La Stalla in Joburg, is a new offering from serial restaurateur and chef, James Diack. Styled as an industrial chic pizzeria, it offers an authentic response to the resurgent and vibrant bohemian scene that is taking hold in Melville, after many years of decline. It seems that Melville has found its mojo again, and what better way to signal this than a new offering from Diack?
La Stalla maintains the Diack dedication to food providence, sourcing organic menu ingredients from the family farm, Brightside. This time though, he has re-imagined them into a delightful offering of small plates, wood fired dishes, and yes, pizzas!
Ambience: Chilled industrial-chic pizzeria (4/5)
Food & Wine: Italian tapas (small plates), wood-fired mains, pastas and pizzas (4/5)
Service: Excellent! Attentive and efficient. (5/5)
Overall: Cool pizzeria-styled restaurant offering so much more than great pizzas
The restaurant styling has taken the eclectic chic theme that plays throughout the other Diack offerings (Coobs, The National and Il Contadino) and interprets it more playfully. In keeping with the younger, bohemian vibe of Melville, they have created a relaxed, pop-in-any-time and inviting all-day eat and drink experience.
FOOD & WINE
Our group of six embarrassingly devoured almost every small plate on offer, and then a frightening number of mains and desserts! Diack has threaded a hint of the familiar into La Stalla with the inclusion of one or two signature dishes that leave his indelible finger print across the diverse group of restaurants under his ownership – the wild boar ragu is a dead giveaway that you are in Brightside country, and blissfully so!
Especially noteworthy from the small plates are the arancini (crispy fried risotto balls) – order all of the variations – well worth it. Subtle, yet complex flavours pour out of the marinated mozzarella, and the home-made chorizo is sublime. Soft, grainy and deeply flavourful – a far cry from the dense, fatty, processed versions offered by themed Porto restaurants.

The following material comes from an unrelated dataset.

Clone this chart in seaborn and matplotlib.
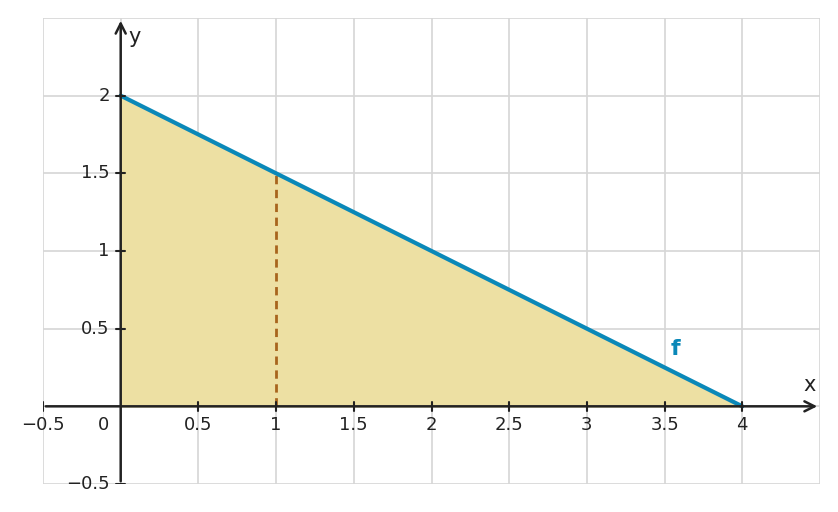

Mains that stand out were the wood-fired roasted chicken, and the Salciccia and Parmesan mash. It would be a crime to call this bangers and mash. Diack has truly developed and honed his meat curing skills over recent years, and his pork sausages are just fantastic.
The highlight dessert was a Sicilian lemon tart served with marscarpone, and the gelato offering was a close second.
The wine list is accessible, quirky and friendly – to both palate and wallet. In fact, the whole experience was a refreshing departure from the constantly escalating menu prices in Jozi. La Stalla has clearly made an effort to be accessible, while serving uncompromisingly great food. A good fit for the new Melville.
Great service has become synonymous with Diack’s restaurants, and La Stalla is no exception. Quietly confident and knowledgeable servers provide an unobtrusive attention to detail that is a hallmark of a great restaurateur, and makes the experience thoroughly enjoyable.